>>>
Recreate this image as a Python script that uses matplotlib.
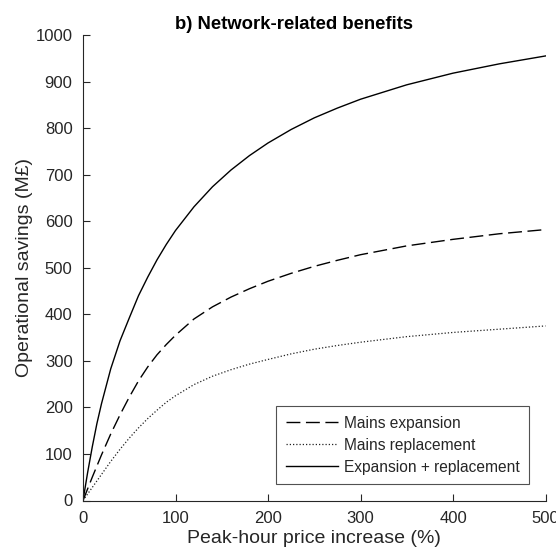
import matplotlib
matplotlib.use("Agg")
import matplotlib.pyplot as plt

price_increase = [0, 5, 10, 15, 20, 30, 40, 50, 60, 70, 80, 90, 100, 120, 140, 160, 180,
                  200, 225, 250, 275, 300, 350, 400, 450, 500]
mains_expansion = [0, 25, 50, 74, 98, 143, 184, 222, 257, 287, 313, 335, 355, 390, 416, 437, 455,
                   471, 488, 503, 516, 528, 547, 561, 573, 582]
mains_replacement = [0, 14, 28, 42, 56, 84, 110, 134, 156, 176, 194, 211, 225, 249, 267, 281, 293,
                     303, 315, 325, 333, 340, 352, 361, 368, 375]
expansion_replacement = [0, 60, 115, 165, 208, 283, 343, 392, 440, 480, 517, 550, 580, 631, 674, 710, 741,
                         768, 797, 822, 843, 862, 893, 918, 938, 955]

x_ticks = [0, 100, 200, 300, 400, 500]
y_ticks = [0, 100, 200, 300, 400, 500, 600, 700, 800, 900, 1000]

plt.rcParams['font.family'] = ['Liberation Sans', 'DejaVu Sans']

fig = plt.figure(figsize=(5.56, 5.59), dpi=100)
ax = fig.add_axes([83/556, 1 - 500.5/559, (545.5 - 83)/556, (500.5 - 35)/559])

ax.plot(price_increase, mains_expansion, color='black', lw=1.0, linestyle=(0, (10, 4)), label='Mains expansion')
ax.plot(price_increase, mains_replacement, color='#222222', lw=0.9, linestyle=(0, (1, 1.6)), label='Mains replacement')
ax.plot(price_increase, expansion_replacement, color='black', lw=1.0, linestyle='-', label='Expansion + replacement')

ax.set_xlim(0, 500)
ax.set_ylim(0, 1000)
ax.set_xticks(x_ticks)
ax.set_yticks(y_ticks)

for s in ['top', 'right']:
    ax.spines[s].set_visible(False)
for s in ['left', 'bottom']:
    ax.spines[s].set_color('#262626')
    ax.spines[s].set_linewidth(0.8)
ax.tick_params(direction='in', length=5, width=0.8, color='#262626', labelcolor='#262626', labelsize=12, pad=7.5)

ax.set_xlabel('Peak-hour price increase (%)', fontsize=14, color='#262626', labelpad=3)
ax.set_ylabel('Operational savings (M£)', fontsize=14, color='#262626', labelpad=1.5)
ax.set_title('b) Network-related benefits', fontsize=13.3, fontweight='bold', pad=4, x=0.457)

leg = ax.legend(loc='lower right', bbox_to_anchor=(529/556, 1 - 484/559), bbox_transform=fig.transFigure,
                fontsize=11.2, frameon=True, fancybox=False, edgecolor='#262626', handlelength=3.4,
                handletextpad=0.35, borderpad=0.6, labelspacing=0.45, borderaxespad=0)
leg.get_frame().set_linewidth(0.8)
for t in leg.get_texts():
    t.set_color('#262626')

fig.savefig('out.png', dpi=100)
<<<
Repeat only the lines between the start of the data and the line with "768, 797, 822, 843, 862, 893, 918, 938, 955]", including those two lines, and skip the pictures.

Recreate this image as a Python script that uses matplotlib.
import matplotlib
matplotlib.use("Agg")
import matplotlib.pyplot as plt

price_increase = [0, 5, 10, 15, 20, 30, 40, 50, 60, 70, 80, 90, 100, 120, 140, 160, 180,
                  200, 225, 250, 275, 300, 350, 400, 450, 500]
mains_expansion = [0, 25, 50, 74, 98, 143, 184, 222, 257, 287, 313, 335, 355, 390, 416, 437, 455,
                   471, 488, 503, 516, 528, 547, 561, 573, 582]
mains_replacement = [0, 14, 28, 42, 56, 84, 110, 134, 156, 176, 194, 211, 225, 249, 267, 281, 293,
                     303, 315, 325, 333, 340, 352, 361, 368, 375]
expansion_replacement = [0, 60, 115, 165, 208, 283, 343, 392, 440, 480, 517, 550, 580, 631, 674, 710, 741,
                         768, 797, 822, 843, 862, 893, 918, 938, 955]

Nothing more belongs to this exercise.